Yemen Takes on Militants

Author: 
Khaled Al-Mahdi • Special to Arab News
Publication Date: 
Thu, 2003-06-26 03:00

SANAA, 26 June 2003 — Yemeni troops yesterday killed some 10 militants and arrested dozens of others in an offensive in a southern mountainous region, a police source here said. Police forces and anti-terror units launched an assault on the hide-outs of terrorists in Jabal Hatat, 120 km northwest of the port city of Aden, the source told AFP.

There was no immediate official confirmation of the casualty figures. According to official sources contacted by Arab News, six militants and a soldier were confirmed dead and five militants were injured. An unspecified number of militants were arrested.

However, close to 10 terrorists were killed and dozens more were arrested, the source told AFP, adding that other members of the group “are being pursued by government forces.”

The violence followed an assault by Yemeni troops early yesterday on the hideouts of Islamic militants in remote areas in the south of the country. They also pushed into mountainous terrain in search for armed groups blamed for attacking a military medical convoy over the weekend.

Special forces, supported by helicopters, fired missiles and artillery shells in the Hatat district of Abyan province, almost 380 km south of the capital Sanaa, and launched a manhunt for the suspected militants.

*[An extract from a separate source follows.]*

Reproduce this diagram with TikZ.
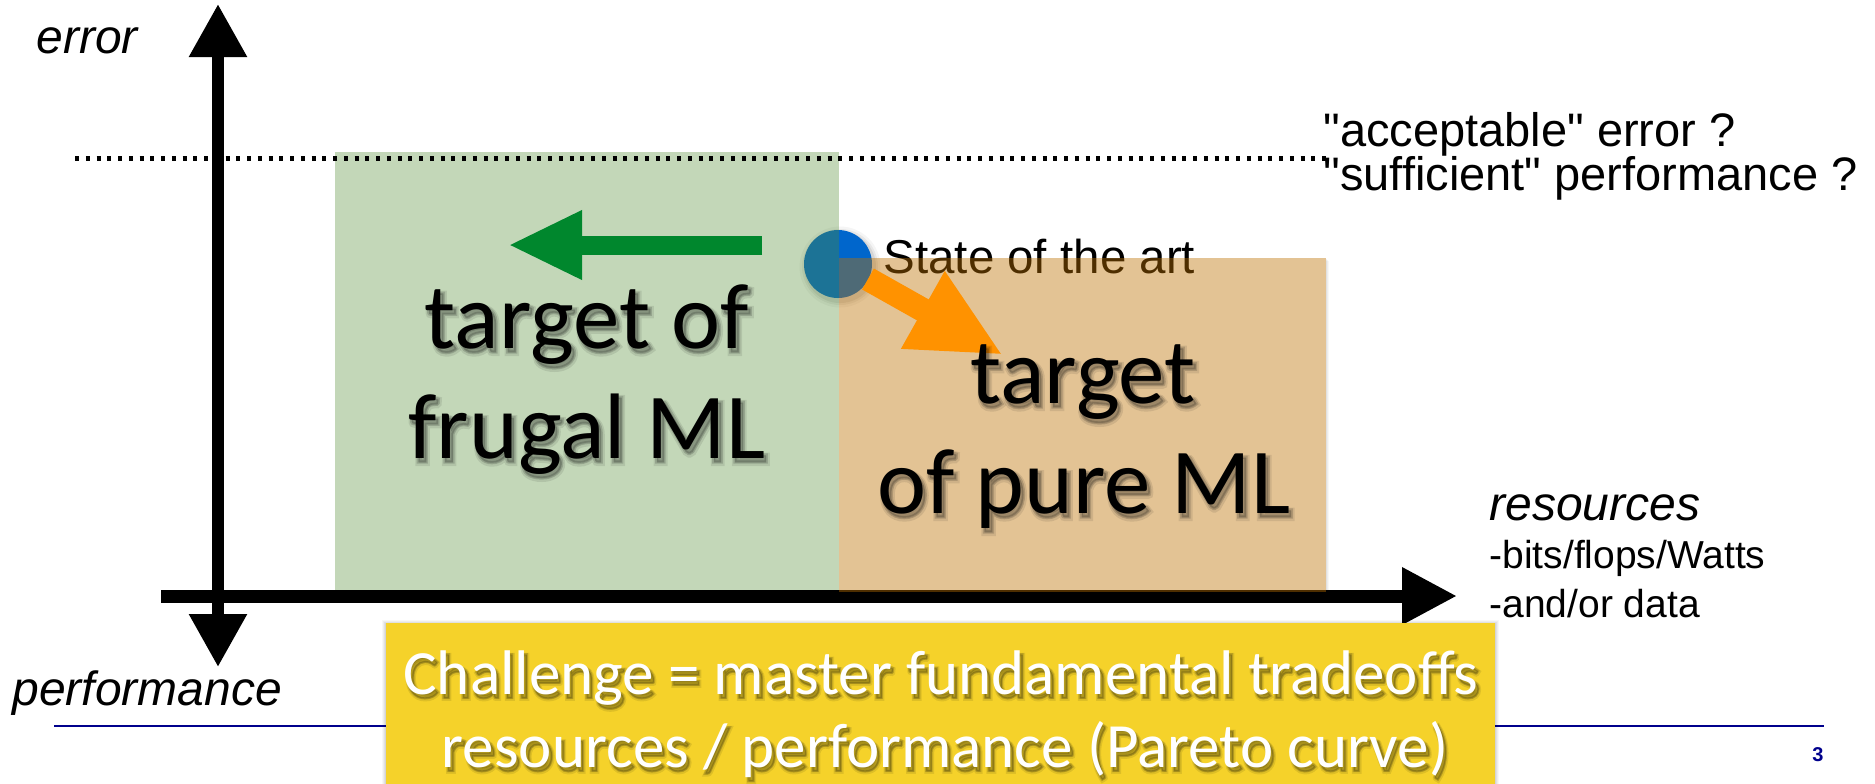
\documentclass[tikz,border=0pt]{standalone}
\usepackage{fontspec}
\setmainfont{Liberation Sans}
\newfontfamily\humanist{Carlito}
\newfontfamily\humanisthaloA{Carlito}[FakeBold=7]
\newfontfamily\humanisthaloB{Carlito}[FakeBold=3.5]
\usetikzlibrary{arrows.meta}

\definecolor{frugalgreen}{RGB}{83,141,52}
\definecolor{pureorange}{RGB}{188,112,0}
\definecolor{arrowgreen}{RGB}{0,135,45}
\definecolor{arroworange}{RGB}{255,146,0}
\definecolor{sotablue}{RGB}{0,102,204}
\definecolor{challengeyellow}{RGB}{245,210,42}
\definecolor{footerblue}{RGB}{0,0,140}

% Text with a soft drop shadow: two faint, thickened copies under the named node.
% #1 name, #2 position, #3 text style, #4 font size, #5 text
\newcommand\shadowedtext[5]{%
  \begin{scope}[opacity=0.09]
    \node[#3, text=black, shift={(1pt,-1.9pt)}, font=\humanisthaloA\fontsize{#4}{#4}\selectfont]
      (#1-haloA) at #2 {#5};
  \end{scope}
  \begin{scope}[opacity=0.16]
    \node[#3, text=black, shift={(0.9pt,-1.6pt)}, font=\humanisthaloB\fontsize{#4}{#4}\selectfont]
      (#1-haloB) at #2 {#5};
  \end{scope}
  \node[#3, font=\humanist\fontsize{#4}{#4}\selectfont] (#1) at #2 {#5};
}

\begin{document}
\begin{tikzpicture}[x=0.4pt,y=-0.4pt,
  plain/.style={inner sep=0pt, font=\fontsize{18.8pt}{22pt}\selectfont},
  axislabel/.style={inner sep=0pt, font=\fontsize{19.2pt}{22pt}\selectfont\itshape},
  smalllist/.style={inner sep=0pt, font=\fontsize{15.6pt}{18pt}\selectfont},
  bigtext/.style={inner sep=0pt, anchor=base, text=black},
  challengetext/.style={inner sep=0pt, anchor=base, text=white},
  zone/.style={draw=none, fill opacity=#1},
  blockarrow/.style={line cap=butt},
]
\useasboundingbox (0,0) rectangle (1875,783);

% axes
\coordinate (ytop) at (218,4);
\coordinate (ybot) at (218,667);
\coordinate (xleft) at (161,596);
\coordinate (xright) at (1457,596);
\draw[line width=4.8pt, {Triangle[length=21.2pt,width=22pt]}-{Triangle[length=21.2pt,width=22pt]}]
  (ybot) -- (ytop);
\draw[line width=5.2pt, -{Triangle[length=22pt,width=21.6pt]}] (xleft) -- (xright);

% state of the art point (with a faint shadow) and its label
\foreach \r/\o in {16.2/0.04,15.2/0.06,14.4/0.08}{
  \fill[black, opacity=\o] (840,267) circle[radius=\r pt];
}
\node[circle, fill=sotablue, minimum size=27.2pt, inner sep=0pt] (sota) at (838,264) {};
\node[plain, anchor=base west, font=\fontsize{19pt}{22pt}\selectfont] (sotalabel) at (883,273) {State of the art};

% target zones
\fill[frugalgreen, zone=0.35] (335,152) rectangle (839,590);
\foreach \d/\o in {3/0.03,2/0.04,1/0.05}{
  \fill[black, opacity=\o] (1326,258+\d) rectangle (1326+\d,592+\d);
}
\fill[pureorange, zone=0.42] (839,258) rectangle (1326,592);

% acceptable error threshold
\coordinate (thrleft) at (75,158.5);
\coordinate (thrright) at (1327,158.5);
\draw[line width=2pt, dash pattern=on 1.6pt off 2.7pt] (thrleft) -- (thrright);

% directions
\coordinate (gstart) at (762,245);
\coordinate (gend) at (508,245);
\draw[blockarrow, arrowgreen, line width=7.6pt, -{Triangle[length=29.6pt,width=25.6pt]}] (gstart) -- (gend);
\coordinate (ostart) at (868,279);
\coordinate (oend) at (1003,355);
\draw[blockarrow, arroworange, line width=9.6pt, -{Triangle[length=36.8pt,width=32.8pt]}] (ostart) -- (oend);

% zone captions
\shadowedtext{frugal1}{(587,348)}{bigtext}{37.2pt}{target of}
\shadowedtext{frugal2}{(587,458)}{bigtext}{37.2pt}{frugal ML}
\shadowedtext{pure1}{(1083,403)}{bigtext}{37.2pt}{target}
\shadowedtext{pure2}{(1084,513)}{bigtext}{37.2pt}{of pure ML}

% axis labels
\node[axislabel, anchor=base west] (errlabel) at (36,53) {error};
\node[axislabel, anchor=base west] (perflabel) at (12,705) {performance};
\node[plain, anchor=base west] (acc) at (1323,146) {\textquotedbl acceptable\textquotedbl{} error ?};
\node[plain, anchor=base west] (suff) at (1323,190) {\textquotedbl sufficient\textquotedbl{} performance ?};
\node[axislabel, anchor=base west] (reslabel) at (1489,520) {resources};
\node[smalllist, anchor=base west] (res1) at (1489,568) {-bits/flops/Watts};
\node[smalllist, anchor=base west] (res2) at (1489,617) {-and/or data};

% footer
\coordinate (footl) at (54,726);
\coordinate (footr) at (1824,726);
\draw[footerblue, line width=0.8pt] (footl) -- (footr);
\node[inner sep=0pt, anchor=base east, text=footerblue, font=\fontsize{8pt}{10pt}\selectfont\bfseries]
  (pagenum) at (1824,761) {3};

% challenge box
\foreach \d/\o in {4/0.03,3/0.04,2/0.05,1/0.06}{
  \fill[black, opacity=\o] (386-\d,623-\d+1) rectangle (1495+\d,790);
}
\fill[challengeyellow] (386,623) rectangle (1495,790);
\shadowedtext{chal1}{(941,694)}{challengetext}{25.2pt}{Challenge = master fundamental tradeoffs}
\shadowedtext{chal2}{(945,767)}{challengetext}{25.2pt}{resources / performance (Pareto curve)}
\end{tikzpicture}
\end{document}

The wanted militants are accused of opening fire at a convoy of military medical team on Saturday. Six medics and a driver were injured in the ambush. Since then, the government has deployed troops and helicopters in the Hatat area.

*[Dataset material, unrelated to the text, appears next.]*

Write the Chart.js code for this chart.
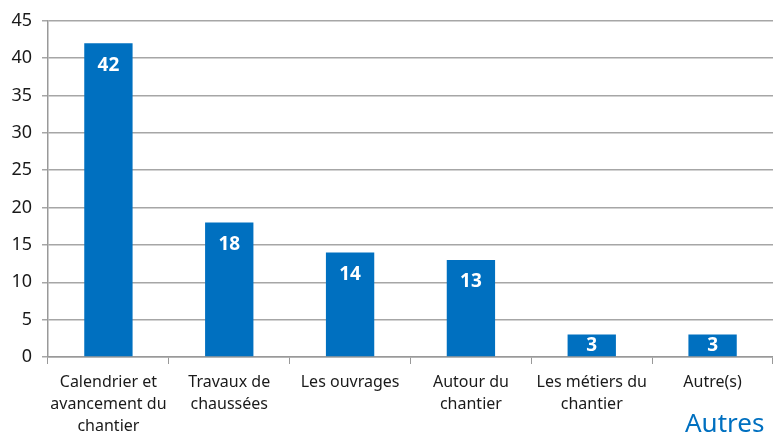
<!DOCTYPE html>
<html>
<head>
<meta charset="utf-8">
<script src="https://cdn.jsdelivr.net/npm/chart.js@4/dist/chart.umd.min.js"></script>
<style>
  body { margin: 0; background: #fff; }
  #wrap { position: relative; width: 773px; height: 437px; }
  #autres {
    position: absolute; left: 685px; top: 404px;
    font-family: "Noto Sans", sans-serif; font-size: 26px; color: #0070c0;
  }
</style>
</head>
<body>
<div id="wrap">
  <canvas id="myChart" width="773" height="437"></canvas>
  <div id="autres">Autres</div>
</div>
<script>
'use strict';

// chart data
var categories = [
  ['Calendrier et', 'avancement du', 'chantier'],
  ['Travaux de', 'chaussées'],
  ['Les ouvrages'],
  ['Autour du', 'chantier'],
  ['Les métiers du', 'chantier'],
  ['Autre(s)']
];
var counts = [42, 18, 14, 13, 3, 3];
var yTicks = [0, 5, 10, 15, 20, 25, 30, 35, 40, 45];

// white numbers inside the top of each bar (centred when the bar is short)
var barLabels = {
  id: 'barLabels',
  afterDatasetsDraw: function (chart) {
    var ctx = chart.ctx;
    var meta = chart.getDatasetMeta(0);
    ctx.save();
    ctx.fillStyle = '#ffffff';
    ctx.font = 'bold 19px "Noto Sans", sans-serif';
    ctx.textAlign = 'center';
    ctx.textBaseline = 'middle';
    for (var i = 0; i < meta.data.length; i++) {
      var bar = meta.data[i];
      var y = Math.min(bar.y + 22, (bar.y + bar.base) / 2);
      ctx.fillText(String(counts[i]), bar.x, y);
    }
    ctx.restore();
  }
};

var ctx = document.getElementById('myChart').getContext('2d');
var chart = new Chart(ctx, {
  type: 'bar',
  data: {
    labels: categories,
    datasets: [{
      data: counts,
      backgroundColor: '#0070c0',
      borderWidth: 0,
      categoryPercentage: 1,
      barPercentage: 0.4
    }]
  },
  options: {
    responsive: false,
    animation: false,
    layout: { padding: { top: 16, right: 0, left: 1, bottom: 0 } },
    plugins: {
      legend: { display: false },
      tooltip: { enabled: false }
    },
    scales: {
      x: {
        afterFit: function (scale) { scale.height = 80; },
        grid: {
          offset: true,
          drawOnChartArea: false,
          drawTicks: true,
          tickLength: 7,
          color: '#999999'
        },
        border: { color: '#999999', width: 1.5 },
        ticks: {
          color: '#1a1a1a',
          font: { family: '"Noto Sans", sans-serif', size: 16, lineHeight: 1.375 },
          padding: 7,
          maxRotation: 0,
          autoSkip: false
        }
      },
      y: {
        min: 0,
        max: 45,
        afterFit: function (scale) { scale.width = 47; },
        afterBuildTicks: function (scale) {
          scale.ticks = yTicks.map(function (v) { return { value: v }; });
        },
        grid: { color: '#a6a6a6', lineWidth: 1.5, tickLength: 6 },
        border: { color: '#999999', width: 1.5 },
        ticks: {
          color: '#1a1a1a',
          font: { family: '"Noto Sans", sans-serif', size: 18 },
          padding: 10
        }
      }
    }
  },
  plugins: [barLabels]
});
</script>
</body>
</html>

Military officials said they faced no resistance from the presumed militant hide-outs hit by the government forces’ fire yesterday, adding that the suspects might be changing their hide-outs and taking advantage of the ruggedness of the area.

“Special forces launched a raid after four hours of bombardment in the morning,” a senior military official told Arab News.

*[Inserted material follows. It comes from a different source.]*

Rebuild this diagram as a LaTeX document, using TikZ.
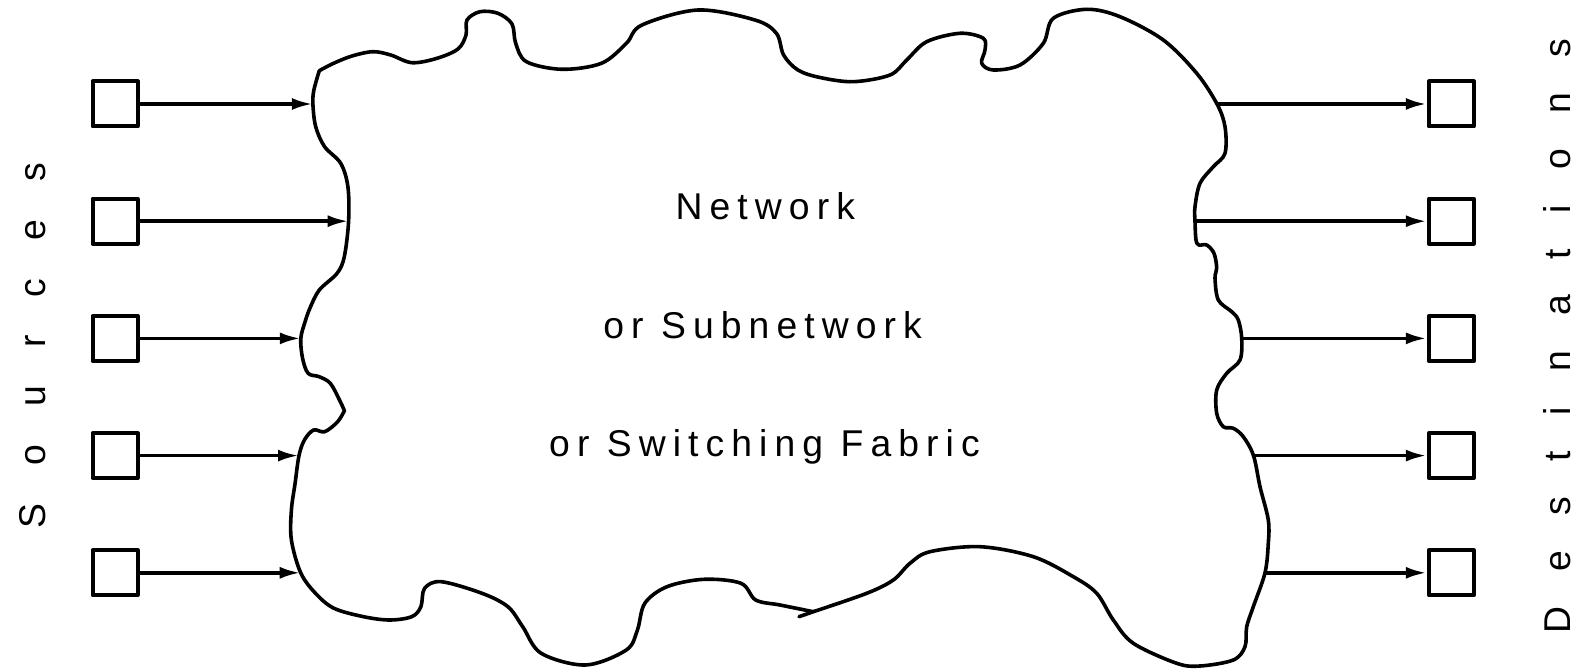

“More troops were deployed in the afternoon to completely seal off the area and prevent them from escaping,” the official said by phone from Abyan.

The senior military official added that the attack was launched following a siege on Monday and after mediation led by tribal elders failed to convince the militants to surrender and avert the attack.

“They prefer to indulge in a fight with the Yemeni troops,” a clansman told The Associated Press. The armed extremists “refused to hand themselves over to the authorities, preferring to fight the government forces,” according to one mediator.

He put at “around 50” the number of people hidden out in the remote region.

Earlier, the militants were said to have offered to surrender in exchange for the handover of “the killers” of Qaed Salim Sinan Al-Harethi, the top lieutenant in Yemen of Osama Bin Laden.

Al-Harethi was killed last year by a missile from a US Predator drone that struck his car. It was not clear whether the militants sought the Americans involved with the drone or Yemeni informants.

Defense Minister Gen. Abdullah Ali Eleiwah along with Interior Deputy Minister Gen. Mutahhar Al-Mesir and regional army commanders are overseeing the operations.

The wanted militants were reported to belong to group calling itself the Aden-Abyan Islamic Army, a branch of the Islamic Jihad movement.

The Yemeni government has always insisted that the Aden-Abyan group, which was founded in 1998 mainly by Yemeni and Arab veterans of the 1980s anti-Soviet war in Afghanistan, was eradicated after its leader Abul-Hassan Al-Mihdar was executed in 1999.

When established in 1998, the group called in a statement for “a complete implementation” of the Shariah in the conservative country.

In December of the same year, Al-Mihdar and a handful of his followers kidnapped 16 western tourists in Abyan. Four of the hostages were killed in a botched attempt by police to free them.